Digital sovereignty and data protection
Europe views data privacy as a fundamental human right, protected heavily by the General Data Protection Regulation. The US views data more as a commercial asset. While the two sides have repeatedly tried to bridge this gap with frameworks like the EU-US Data Privacy Framework, the European Parliament remains highly skeptical.
Parliamentary committees constantly grill the Commission over whether American intelligence agencies have too much access to European citizen data. Any trade legislation that touches on digital services or cross-border data flows faces intense scrutiny from the Parliament’s Civil Liberties Committee.
Subsidies and industrial policy
The rise of massive industrial subsidies has complicated things further. The US Inflation Reduction Act, with its heavy incentives for domestic American manufacturing, caused deep anger in European capitals. It forced the EU to respond with its own Green Deal Industrial Plan.
Now, trade negotiations are less about opening markets and more about managing these massive subsidy programs so they don't spark an all-out trade war. When the European Parliament reviews agreements related to clean energy supply chains or critical minerals, MEPs want ironclad guarantees that European companies won't be shut out of the American market by protectionist rules.
The mechanics of how a trade bill passes the Parliament
To navigate this landscape, you need to understand the physical path a trade bill takes through the European Parliament. It doesn't just appear on the floor for a vote.

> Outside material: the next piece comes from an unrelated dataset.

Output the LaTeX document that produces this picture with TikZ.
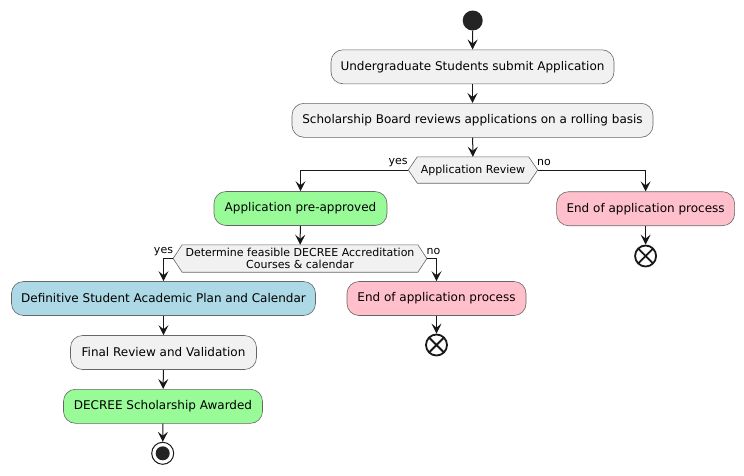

First, the text lands in the Committee on International Trade, known as INTA. This committee is the real gatekeeper. The committee appoints a specific MEP as a rapporteur, who is responsible for drafting the Parliament’s official report on the legislation.
The rapporteur holds immense power. They consult with industry groups, environmental NGOs, trade unions, and legal experts. They gather feedback from other committees, such as the Foreign Affairs or Environment committees.
Once the INTA committee debates, amends, and votes on the report, it finally moves to the plenary session where all MEPs vote. This entire process takes months, sometimes years. It is a slow, grinding machine designed to find consensus among 27 different nations and dozens of political parties.
Actionable steps for businesses navigating transatlantic trade
If your business relies on moving goods or services between the US and the EU, you cannot afford to sit back and wait for these legislative battles to resolve themselves. You need to adapt your strategy to this fractured regulatory environment right now.
- Diversify your regulatory compliance protocols. Do not build a supply chain that relies on the harmonization of US and EU standards. Assume that technical regulations, labeling requirements, and safety testing will remain separate. Design your products to meet the stricter European standards from the outset if you want to sell in both markets.
- Monitor the INTA committee agendas closely. The early warning signs of trade disruption appear in committee reports months before they hit the headlines. Track who the rapporteur is for trade files affecting your industry.
- Map your data dependencies. If you transfer customer or employee data across the Atlantic, ensure you have standard contractual clauses and alternative legal mechanisms in place. Do not rely solely on overarching political agreements between Washington and Brussels, as these are constantly subject to legal challenges and parliamentary pushback.
- Audit your supply chain for subsidy compliance. Ensure your sourcing strategies account for both the US Inflation Reduction Act rules and the EU’s evolving green subsidies. Look for areas where mini-deals might grant specific exemptions for critical minerals or industrial components, and be ready to pivot your sourcing to take advantage of those specific carve-outs.
The era of massive, sweeping free trade agreements between the US and Europe is over. The reality is a complex, slow-moving system of targeted agreements that must survive intense political scrutiny in the European Parliament. Treat every announcement of a new transatlantic deal with healthy skepticism until the final votes are actually counted in Strasbourg.